[Entries with chart source code]
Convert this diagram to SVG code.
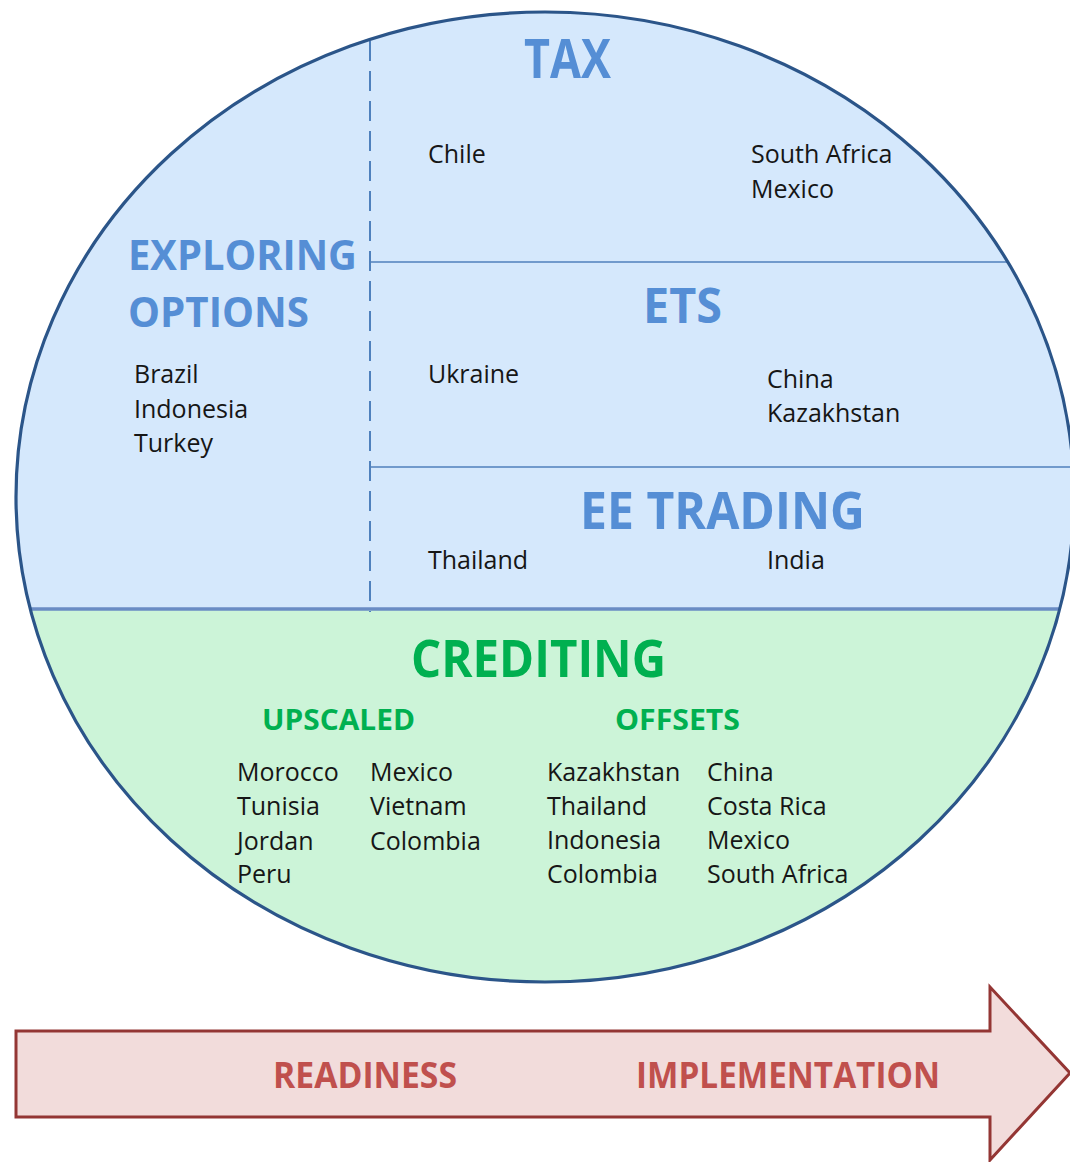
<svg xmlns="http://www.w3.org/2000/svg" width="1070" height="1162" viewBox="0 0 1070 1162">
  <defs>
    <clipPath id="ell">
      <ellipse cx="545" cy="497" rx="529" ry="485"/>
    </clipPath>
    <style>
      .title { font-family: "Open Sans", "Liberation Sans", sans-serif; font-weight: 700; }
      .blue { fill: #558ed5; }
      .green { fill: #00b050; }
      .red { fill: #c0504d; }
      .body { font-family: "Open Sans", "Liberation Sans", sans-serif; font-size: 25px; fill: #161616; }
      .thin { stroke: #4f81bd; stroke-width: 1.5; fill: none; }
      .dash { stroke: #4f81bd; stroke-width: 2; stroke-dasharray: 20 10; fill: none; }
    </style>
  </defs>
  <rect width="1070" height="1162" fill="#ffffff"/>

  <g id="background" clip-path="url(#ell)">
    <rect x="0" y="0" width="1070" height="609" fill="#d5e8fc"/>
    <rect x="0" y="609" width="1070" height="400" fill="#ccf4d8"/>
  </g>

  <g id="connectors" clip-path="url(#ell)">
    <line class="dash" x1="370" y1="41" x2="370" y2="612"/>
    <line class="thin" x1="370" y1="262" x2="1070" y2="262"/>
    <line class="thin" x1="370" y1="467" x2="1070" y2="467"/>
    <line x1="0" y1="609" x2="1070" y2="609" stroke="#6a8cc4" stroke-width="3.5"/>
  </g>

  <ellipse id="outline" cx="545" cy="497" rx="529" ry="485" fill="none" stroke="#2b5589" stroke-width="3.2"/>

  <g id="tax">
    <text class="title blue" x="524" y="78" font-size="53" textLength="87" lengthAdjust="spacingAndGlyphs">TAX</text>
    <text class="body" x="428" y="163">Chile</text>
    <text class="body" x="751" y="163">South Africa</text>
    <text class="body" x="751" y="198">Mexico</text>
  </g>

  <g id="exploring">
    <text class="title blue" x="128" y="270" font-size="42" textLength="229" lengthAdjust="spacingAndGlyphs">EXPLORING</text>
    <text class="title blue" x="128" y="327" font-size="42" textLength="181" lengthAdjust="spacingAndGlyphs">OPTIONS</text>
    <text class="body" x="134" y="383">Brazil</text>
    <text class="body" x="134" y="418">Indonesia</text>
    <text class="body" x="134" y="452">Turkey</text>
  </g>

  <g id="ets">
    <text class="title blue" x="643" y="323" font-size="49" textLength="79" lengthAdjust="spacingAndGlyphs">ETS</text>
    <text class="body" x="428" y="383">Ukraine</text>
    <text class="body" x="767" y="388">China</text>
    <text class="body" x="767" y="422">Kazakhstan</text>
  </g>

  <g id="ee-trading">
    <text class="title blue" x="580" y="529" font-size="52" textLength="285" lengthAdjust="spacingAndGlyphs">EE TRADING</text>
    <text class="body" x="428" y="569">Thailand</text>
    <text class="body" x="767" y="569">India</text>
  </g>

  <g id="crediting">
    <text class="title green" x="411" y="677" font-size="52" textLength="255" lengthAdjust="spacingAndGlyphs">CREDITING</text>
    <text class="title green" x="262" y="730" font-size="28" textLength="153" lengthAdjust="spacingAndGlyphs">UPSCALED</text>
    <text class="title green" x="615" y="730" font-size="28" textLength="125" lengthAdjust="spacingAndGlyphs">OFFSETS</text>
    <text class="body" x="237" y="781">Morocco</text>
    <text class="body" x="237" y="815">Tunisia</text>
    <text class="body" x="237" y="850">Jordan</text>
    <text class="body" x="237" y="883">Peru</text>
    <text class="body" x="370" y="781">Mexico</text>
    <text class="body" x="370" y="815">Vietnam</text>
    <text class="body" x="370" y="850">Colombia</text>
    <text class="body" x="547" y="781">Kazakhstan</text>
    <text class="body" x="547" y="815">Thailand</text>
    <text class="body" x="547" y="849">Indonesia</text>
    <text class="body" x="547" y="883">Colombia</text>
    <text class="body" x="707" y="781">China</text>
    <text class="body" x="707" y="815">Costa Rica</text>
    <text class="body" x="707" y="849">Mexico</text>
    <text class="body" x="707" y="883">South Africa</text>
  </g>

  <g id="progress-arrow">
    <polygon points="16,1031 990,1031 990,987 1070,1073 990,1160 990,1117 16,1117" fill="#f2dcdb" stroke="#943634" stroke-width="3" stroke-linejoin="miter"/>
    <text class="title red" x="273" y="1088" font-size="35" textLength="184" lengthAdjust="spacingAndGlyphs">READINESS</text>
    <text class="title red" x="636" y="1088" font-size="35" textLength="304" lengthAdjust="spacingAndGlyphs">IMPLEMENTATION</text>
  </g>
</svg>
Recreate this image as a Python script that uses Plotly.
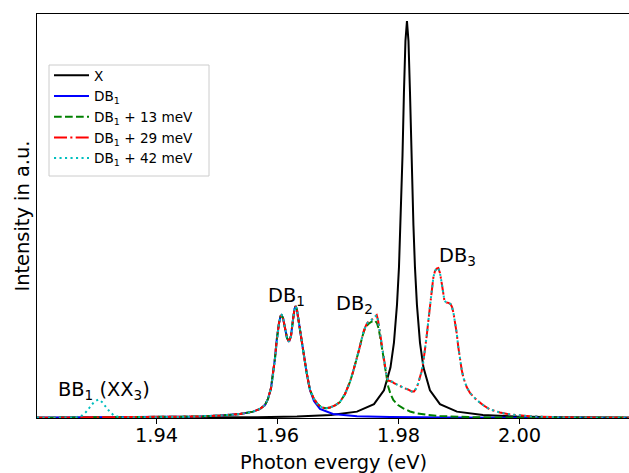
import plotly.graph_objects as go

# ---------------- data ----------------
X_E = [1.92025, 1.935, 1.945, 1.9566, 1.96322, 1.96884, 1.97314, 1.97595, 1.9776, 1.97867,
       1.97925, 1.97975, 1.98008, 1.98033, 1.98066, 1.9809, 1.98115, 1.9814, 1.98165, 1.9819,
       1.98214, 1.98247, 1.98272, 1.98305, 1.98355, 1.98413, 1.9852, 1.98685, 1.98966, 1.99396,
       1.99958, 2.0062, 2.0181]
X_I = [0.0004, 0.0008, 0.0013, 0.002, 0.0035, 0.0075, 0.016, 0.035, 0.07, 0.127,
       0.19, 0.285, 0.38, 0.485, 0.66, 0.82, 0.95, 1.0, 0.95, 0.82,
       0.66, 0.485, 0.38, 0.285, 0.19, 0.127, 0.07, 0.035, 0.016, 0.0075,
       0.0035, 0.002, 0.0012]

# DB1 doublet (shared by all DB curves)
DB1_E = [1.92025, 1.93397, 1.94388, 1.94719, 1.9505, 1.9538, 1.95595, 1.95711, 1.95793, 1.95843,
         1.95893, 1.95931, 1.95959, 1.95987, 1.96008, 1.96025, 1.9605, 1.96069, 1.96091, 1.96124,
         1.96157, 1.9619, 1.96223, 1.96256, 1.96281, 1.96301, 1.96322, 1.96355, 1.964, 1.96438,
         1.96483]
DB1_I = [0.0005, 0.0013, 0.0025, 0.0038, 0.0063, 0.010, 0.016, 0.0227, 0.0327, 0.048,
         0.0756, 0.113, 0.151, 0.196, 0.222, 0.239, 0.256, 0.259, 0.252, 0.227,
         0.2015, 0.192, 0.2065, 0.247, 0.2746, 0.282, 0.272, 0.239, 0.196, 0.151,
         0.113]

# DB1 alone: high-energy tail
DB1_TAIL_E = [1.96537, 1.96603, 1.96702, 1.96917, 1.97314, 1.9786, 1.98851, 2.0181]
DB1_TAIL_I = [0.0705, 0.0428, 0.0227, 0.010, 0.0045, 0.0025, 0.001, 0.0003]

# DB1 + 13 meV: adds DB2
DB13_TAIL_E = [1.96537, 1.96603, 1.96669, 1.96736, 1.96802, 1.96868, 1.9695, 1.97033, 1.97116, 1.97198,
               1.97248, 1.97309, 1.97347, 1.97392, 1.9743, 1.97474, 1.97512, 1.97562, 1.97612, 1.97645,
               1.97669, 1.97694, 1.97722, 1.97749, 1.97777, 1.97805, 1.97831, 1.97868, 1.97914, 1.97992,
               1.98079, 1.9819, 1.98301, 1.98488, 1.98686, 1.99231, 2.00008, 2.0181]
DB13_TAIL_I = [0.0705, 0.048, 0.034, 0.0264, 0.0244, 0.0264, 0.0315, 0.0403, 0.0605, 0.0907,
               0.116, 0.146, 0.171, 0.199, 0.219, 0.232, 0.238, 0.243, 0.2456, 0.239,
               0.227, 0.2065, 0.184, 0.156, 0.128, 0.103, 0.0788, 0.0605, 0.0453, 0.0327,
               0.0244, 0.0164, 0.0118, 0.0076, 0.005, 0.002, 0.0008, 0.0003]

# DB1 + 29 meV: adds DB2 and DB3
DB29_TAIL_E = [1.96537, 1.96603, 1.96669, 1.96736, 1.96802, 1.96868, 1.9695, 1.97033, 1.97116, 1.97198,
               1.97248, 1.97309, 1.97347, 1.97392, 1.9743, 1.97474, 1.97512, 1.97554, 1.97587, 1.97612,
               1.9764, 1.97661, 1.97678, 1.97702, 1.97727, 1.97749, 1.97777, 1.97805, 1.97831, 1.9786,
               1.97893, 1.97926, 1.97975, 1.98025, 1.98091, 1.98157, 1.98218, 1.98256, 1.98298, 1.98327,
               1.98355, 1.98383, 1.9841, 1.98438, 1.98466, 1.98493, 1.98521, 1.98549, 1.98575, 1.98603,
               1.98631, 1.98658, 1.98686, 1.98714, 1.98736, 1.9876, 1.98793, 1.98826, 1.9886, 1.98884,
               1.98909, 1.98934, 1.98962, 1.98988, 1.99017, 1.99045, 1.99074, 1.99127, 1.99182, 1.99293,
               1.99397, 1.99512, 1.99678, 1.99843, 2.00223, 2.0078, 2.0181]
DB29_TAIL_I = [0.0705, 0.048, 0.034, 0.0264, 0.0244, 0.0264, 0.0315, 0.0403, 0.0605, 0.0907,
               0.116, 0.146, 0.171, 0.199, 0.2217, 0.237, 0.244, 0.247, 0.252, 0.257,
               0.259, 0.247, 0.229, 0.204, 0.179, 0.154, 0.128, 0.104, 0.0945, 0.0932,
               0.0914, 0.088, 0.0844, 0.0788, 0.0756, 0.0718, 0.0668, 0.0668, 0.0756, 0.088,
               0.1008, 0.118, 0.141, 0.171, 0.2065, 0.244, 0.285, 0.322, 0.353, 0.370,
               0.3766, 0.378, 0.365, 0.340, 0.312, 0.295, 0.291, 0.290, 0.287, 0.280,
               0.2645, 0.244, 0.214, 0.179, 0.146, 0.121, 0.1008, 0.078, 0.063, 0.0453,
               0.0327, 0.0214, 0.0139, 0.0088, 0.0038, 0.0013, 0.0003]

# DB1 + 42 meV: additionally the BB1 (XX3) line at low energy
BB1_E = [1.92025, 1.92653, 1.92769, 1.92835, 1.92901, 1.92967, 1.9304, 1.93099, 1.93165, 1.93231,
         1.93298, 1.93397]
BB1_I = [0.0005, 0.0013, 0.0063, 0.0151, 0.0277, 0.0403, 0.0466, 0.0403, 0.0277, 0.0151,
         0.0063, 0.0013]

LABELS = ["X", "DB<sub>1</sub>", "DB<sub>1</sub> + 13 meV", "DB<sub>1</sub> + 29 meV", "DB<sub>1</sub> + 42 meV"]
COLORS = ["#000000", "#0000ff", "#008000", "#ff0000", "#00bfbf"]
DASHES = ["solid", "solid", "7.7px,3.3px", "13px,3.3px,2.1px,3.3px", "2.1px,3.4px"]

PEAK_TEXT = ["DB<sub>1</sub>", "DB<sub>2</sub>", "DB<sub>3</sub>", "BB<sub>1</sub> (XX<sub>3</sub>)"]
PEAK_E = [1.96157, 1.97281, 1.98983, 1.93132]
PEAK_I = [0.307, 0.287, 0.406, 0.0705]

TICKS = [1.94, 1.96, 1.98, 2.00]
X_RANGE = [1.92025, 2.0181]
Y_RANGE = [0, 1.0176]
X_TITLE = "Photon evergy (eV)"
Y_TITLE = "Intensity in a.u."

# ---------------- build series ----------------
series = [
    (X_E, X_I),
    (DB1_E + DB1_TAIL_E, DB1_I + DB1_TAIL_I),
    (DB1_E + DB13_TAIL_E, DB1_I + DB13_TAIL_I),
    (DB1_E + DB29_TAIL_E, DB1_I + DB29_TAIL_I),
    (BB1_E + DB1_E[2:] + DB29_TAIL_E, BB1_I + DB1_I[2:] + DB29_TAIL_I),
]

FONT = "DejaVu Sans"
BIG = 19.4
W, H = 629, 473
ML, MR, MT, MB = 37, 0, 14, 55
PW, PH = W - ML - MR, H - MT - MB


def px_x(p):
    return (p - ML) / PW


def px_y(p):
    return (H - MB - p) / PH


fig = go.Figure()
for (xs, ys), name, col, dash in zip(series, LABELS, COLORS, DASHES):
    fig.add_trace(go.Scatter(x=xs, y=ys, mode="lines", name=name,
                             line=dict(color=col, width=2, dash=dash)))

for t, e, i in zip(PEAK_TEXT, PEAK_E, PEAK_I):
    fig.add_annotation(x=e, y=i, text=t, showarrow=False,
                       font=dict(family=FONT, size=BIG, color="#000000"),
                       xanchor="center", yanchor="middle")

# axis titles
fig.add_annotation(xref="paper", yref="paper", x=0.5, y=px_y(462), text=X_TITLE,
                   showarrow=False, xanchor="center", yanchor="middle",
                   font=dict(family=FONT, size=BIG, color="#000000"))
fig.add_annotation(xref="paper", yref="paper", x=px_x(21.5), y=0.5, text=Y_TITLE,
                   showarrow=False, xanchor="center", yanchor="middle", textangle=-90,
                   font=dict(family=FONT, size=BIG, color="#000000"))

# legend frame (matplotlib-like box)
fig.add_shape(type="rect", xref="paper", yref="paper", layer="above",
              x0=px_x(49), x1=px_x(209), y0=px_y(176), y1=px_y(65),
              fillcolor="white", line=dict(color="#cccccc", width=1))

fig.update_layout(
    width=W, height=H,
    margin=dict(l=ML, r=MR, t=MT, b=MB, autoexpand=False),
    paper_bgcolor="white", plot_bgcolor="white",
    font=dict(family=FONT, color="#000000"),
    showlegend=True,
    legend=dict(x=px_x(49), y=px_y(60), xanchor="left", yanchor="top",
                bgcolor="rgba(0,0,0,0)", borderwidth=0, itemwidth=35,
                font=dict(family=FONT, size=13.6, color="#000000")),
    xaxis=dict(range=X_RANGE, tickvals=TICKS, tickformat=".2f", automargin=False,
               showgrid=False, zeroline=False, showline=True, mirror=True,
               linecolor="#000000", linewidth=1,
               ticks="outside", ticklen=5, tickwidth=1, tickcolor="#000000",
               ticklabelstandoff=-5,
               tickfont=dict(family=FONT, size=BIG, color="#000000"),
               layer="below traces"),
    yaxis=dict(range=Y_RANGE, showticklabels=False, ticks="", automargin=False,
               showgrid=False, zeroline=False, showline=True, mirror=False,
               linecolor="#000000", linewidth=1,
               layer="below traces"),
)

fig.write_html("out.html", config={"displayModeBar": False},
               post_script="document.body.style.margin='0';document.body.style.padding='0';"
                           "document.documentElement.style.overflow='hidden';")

Your instructions: From the records above, copy exactly the lines starting at the one with "Recreate this image" and ending at the one with "import plotly.graph_objects as go", and no others. Pictures stay out.

Answer to the problem:
Recreate this image as a Python script that uses Plotly.
import plotly.graph_objects as go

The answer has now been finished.